2. The transformer input circuit of claim 1, where said pair of synchronous operating devices is a pair of saturable windings on a core arrangement with common DC saturation.

3. The transformer input circuit of claim 1, where said pair of synchronous operating devices is a pair of magnetic amplifiers.

4. The transformer input circuit of claim 1, where said pair of synchronous operating devices is a pair of phase-angle fired silicon controlled rectifiers, each having a phase-angle sensor for the respective primary winding section with which it is series connected.

5. The transformer input circuit of claim 2, 3 or 4, where said first and second primary winding sections together with their respective synchronous operating devices, are connected in parallel.

6. The transformer input circuit of claim 2, 3 or 4, where said first and second primary winding sections together with their respective synchronous operating devices, are connected in series.

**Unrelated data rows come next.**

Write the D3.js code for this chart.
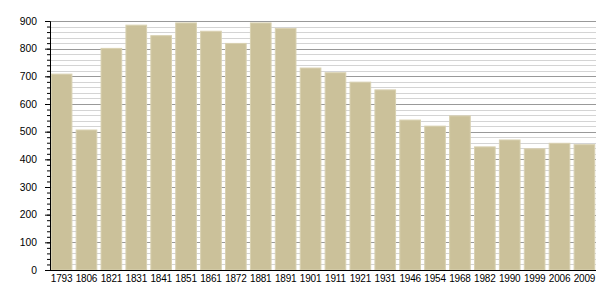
<!DOCTYPE html>
<html>
<head>
<meta charset="utf-8">
<script src="https://cdn.jsdelivr.net/npm/d3@7"></script>
<style>
  body { margin: 0; background: #fff; }
  svg text { font-family: "Liberation Sans", Arial, sans-serif; font-size: 10.3px; fill: #000; }
  svg .x-axis text { font-size: 10px; letter-spacing: -0.2px; }
</style>
</head>
<body>
<svg class="bar-chart"></svg>
<script>
'use strict';

var years = ['1793', '1806', '1821', '1831', '1841', '1851', '1861', '1872', '1881', '1891', '1901',
             '1911', '1921', '1931', '1946', '1954', '1968', '1982', '1990', '1999', '2006', '2009'];
var population = [708, 506, 801, 885, 847, 893, 863, 819, 893, 873, 730,
                  713, 679, 651, 542, 520, 557, 445, 470, 438, 458, 453];
var yTicks = [0, 100, 200, 300, 400, 500, 600, 700, 800, 900];

var svgWidth = 605,
    svgHeight = 300,
    margin = { top: 21, right: 9, bottom: 30, left: 50 },
    width = svgWidth - margin.left - margin.right,
    height = svgHeight - margin.top - margin.bottom;

var svg = d3.select('svg.bar-chart')
    .attr('width', svgWidth)
    .attr('height', svgHeight);

var g = svg.append('g').attr('transform', 'translate(' + margin.left + ',' + margin.top + ')');

var xScale = d3.scaleBand().domain(years).range([0, width]).paddingInner(0.17).paddingOuter(0.05);
var yScale = d3.scaleLinear().domain([0, 900]).range([height, 0]);

// minor grid every 20, major every 100
var minor = d3.range(0, 901, 20).filter(function(v) { return v % 100 !== 0; });
g.append('g').selectAll('line').data(minor).enter().append('line')
    .attr('x1', 0).attr('x2', width)
    .attr('y1', function(d) { return Math.round(yScale(d)) + 0.5; })
    .attr('y2', function(d) { return Math.round(yScale(d)) + 0.5; })
    .attr('stroke', '#d4d4d4').attr('stroke-width', 1);
g.append('g').selectAll('line').data(yTicks.slice(1)).enter().append('line')
    .attr('x1', 0).attr('x2', width)
    .attr('y1', function(d) { return Math.round(yScale(d)) + 0.5; })
    .attr('y2', function(d) { return Math.round(yScale(d)) + 0.5; })
    .attr('stroke', '#999').attr('stroke-width', 1);

var data = years.map(function(y, i) { return { year: y, value: population[i] }; });

g.append('g').selectAll('rect').data(data).enter().append('rect')
    .attr('x', function(d) { return xScale(d.year); })
    .attr('y', function(d) { return yScale(d.value); })
    .attr('width', xScale.bandwidth())
    .attr('height', function(d) { return height - yScale(d.value); })
    .attr('fill', '#cbc19a')
    .attr('stroke', '#d9d1b1')
    .attr('stroke-width', 1);

// y axis with minor ticks
var yMinor = d3.axisLeft(yScale).tickValues(d3.range(0, 901, 20)).tickSize(3).tickFormat('');
g.append('g').call(yMinor).call(function(s) { s.select('.domain').remove(); });
var yAxis = d3.axisLeft(yScale).tickValues(yTicks).tickSize(5).tickPadding(8);
g.append('g').call(yAxis);

var xAxis = d3.axisBottom(xScale).tickSize(0).tickPadding(5);
g.append('g').attr('class', 'x-axis').attr('transform', 'translate(0,' + height + ')').call(xAxis)
    .select('.domain').attr('d', 'M0,0.5H' + width);
</script>
</body>
</html>
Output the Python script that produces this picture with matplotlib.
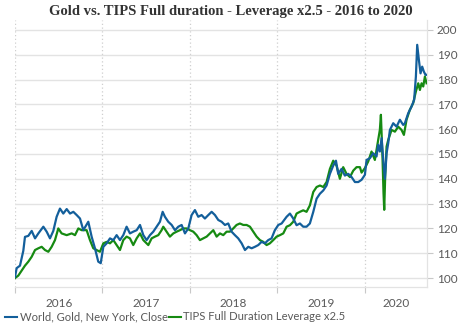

7. The transformer input circuit of claim 1, 2 or 3, where said transformer is a multi-phase transformer, where the primary winding for each phase is as defined, and all primary windings are wound on a single core.

8. The transformer input circuit of claim 1, 2 or 3, where said transfomer is a multi-phase transformer, where the primary winding for each phase is as defined, and all primary windings are wound on a single core; and where said first and second primary winding sections together with their respective synchronous operating devices, are connected in parallel.

9. The transformer input circuit of claim 1, 2 or 3, where said transformer is a multi-phase transformer, where the primary winding for each phase is as defined, and all primary windings are wound on a single core; and where said first and second primary winding sections together with their respective synchronous operating devices, are connected in series.